With performance enhancing drugs, a fighter can look like a ripped-up superman, and fight like a Viking warrior. The fighter loaded up on the juice feels invincible, having that “extra edge” on opponents who aren’t taking what he is taking. He is indeed “juiced-up,” ready and willing to fight through anything: broken jaws, broken ankles, broken anything.
And that is what many boxing fans today really want. But they don’t really want to know about what it takes to achieve that superhero state. One reason the fighters who get caught juicing receive so much hate is that by getting caught, they have spoiled the comic book illusions (or delusions) of the boxing fan who doesn’t want to see what goes on behind the curtain.

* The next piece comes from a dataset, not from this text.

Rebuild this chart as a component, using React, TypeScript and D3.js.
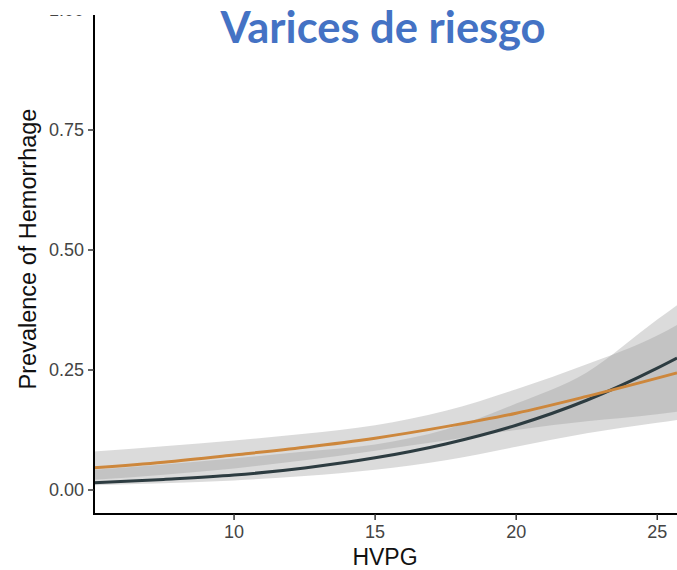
import React from "react";
import * as d3 from "d3";

const hvpg = [5, 7.5, 10, 12.5, 15, 17.5, 20, 22.5, 25, 25.7];
const orangeFit = [0.046, 0.058, 0.073, 0.089, 0.108, 0.132, 0.16, 0.195, 0.233, 0.244];
const orangeLo = [0.021, 0.032, 0.045, 0.062, 0.082, 0.103, 0.125, 0.143, 0.158, 0.163];
const orangeHi = [0.08, 0.091, 0.103, 0.117, 0.135, 0.165, 0.21, 0.262, 0.322, 0.344];
const darkFit = [0.015, 0.022, 0.031, 0.046, 0.067, 0.096, 0.135, 0.187, 0.254, 0.275];
const darkLo = [0.01, 0.014, 0.02, 0.029, 0.042, 0.062, 0.09, 0.118, 0.14, 0.146];
const darkHi = [0.042, 0.053, 0.066, 0.08, 0.095, 0.126, 0.18, 0.245, 0.355, 0.385];

const xTicks = [10, 15, 20, 25];
const yTicks = [0, 0.25, 0.5, 0.75, 1.0];
const title = "Varices de riesgo";
const xTitle = "HVPG";
const yTitle = "Prevalence of Hemorrhage";

const W = 677;
const H = 570;
const left = 94;
const bottom = 514;
const top = 15;

export default function App() {
  const x = d3.scaleLinear().domain([5, 25.7]).range([93, 677]);
  const y = d3.scaleLinear().domain([-0.05, 1.05]).range([514, -14]);

  const area = (lo: number[], hi: number[]) =>
    d3
      .area<number>()
      .x((_, i) => x(hvpg[i]))
      .y0((_, i) => y(lo[i]))
      .y1((_, i) => y(hi[i]))
      .curve(d3.curveMonotoneX)(hvpg) || "";
  const line = (v: number[]) =>
    d3
      .line<number>()
      .x((_, i) => x(hvpg[i]))
      .y((_, i) => y(v[i]))
      .curve(d3.curveMonotoneX)(hvpg) || "";

  const font = "'Liberation Sans', Arial, sans-serif";

  return (
    <svg
      width={W}
      height={H}
      style={{ position: "absolute", left: 0, top: 0, background: "#fff" }}
    >
      <defs>
        <clipPath id="plot">
          <rect x={left} y={top} width={W - left} height={bottom - top} />
        </clipPath>
        <clipPath id="ylab">
          <rect x={0} y={15} width={left} height={H} />
        </clipPath>
      </defs>
      <g clipPath="url(#plot)">
        <path d={area(darkLo, darkHi)} fill="#999999" fillOpacity={0.35} />
        <path d={area(orangeLo, orangeHi)} fill="#999999" fillOpacity={0.35} />
        <path d={line(darkFit)} fill="none" stroke="#2D3C41" strokeWidth={3} />
        <path d={line(orangeFit)} fill="none" stroke="#CD873C" strokeWidth={3} />
      </g>
      <line x1={left} x2={left} y1={top} y2={bottom + 1} stroke="#000" strokeWidth={2} />
      <line x1={left - 1} x2={W} y1={bottom} y2={bottom} stroke="#000" strokeWidth={2} />
      <g clipPath="url(#ylab)">
        {yTicks.map((t) => (
          <g key={t}>
            <line x1={left - 6} x2={left} y1={y(t)} y2={y(t)} stroke="#333" strokeWidth={1.5} />
            <text
              x={left - 10}
              y={y(t)}
              dy="0.35em"
              textAnchor="end"
              fontFamily={font}
              fontSize={18}
              fill="#444"
            >
              {t.toFixed(2)}
            </text>
          </g>
        ))}
      </g>
      {xTicks.map((t) => (
        <g key={t}>
          <line x1={x(t)} x2={x(t)} y1={bottom} y2={bottom + 6} stroke="#333" strokeWidth={1.5} />
          <text
            x={x(t)}
            y={bottom + 24}
            textAnchor="middle"
            fontFamily={font}
            fontSize={18}
            fill="#444"
          >
            {t}
          </text>
        </g>
      ))}
      <text
        x={(left + W) / 2 - 0.5}
        y={565}
        textAnchor="middle"
        fontFamily={font}
        fontSize={23}
        fill="#111"
      >
        {xTitle}
      </text>
      <text
        transform={`translate(36, 249) rotate(-90)`}
        textAnchor="middle"
        fontFamily={font}
        fontSize={23.5}
        fill="#111"
      >
        {yTitle}
      </text>
      <text
        x={383}
        y={43}
        textAnchor="middle"
        fontFamily="Lato, 'Open Sans', sans-serif"
        fontWeight={700}
        fontSize={43.5}
        fill="#4472C4"
      >
        {title}
      </text>
    </svg>
  );
}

We don’t know the percentage of fighters who are juicing, but it’s becoming apparent that many of them are, far more perhaps than we ever suspected. And in many ways, they are doing so to satisfy the demands of a boxing public that wants to see a comic book fantasy played out in the ring, right in front of its collective eyes.
The great sin of Victor Ortiz last Saturday night was that by stopping the fight with a broken jaw—a severe injury that can have life long health implications—he spoiled that boxing fantasy of invincibility. A comic book hero would have found a way to continue, no matter what. Why couldn’t Ortiz?
By quitting, Ortiz exposed himself as something less than a superman, again spoiling the illusion of superhero omnipotence.
Victor Ortiz, of course, made a logical choice in stopping. In no other sport would an athlete be expected to perform with a broken jaw. He made a human, rather than superhuman, choice, and that is what the keyboard warriors can’t forgive.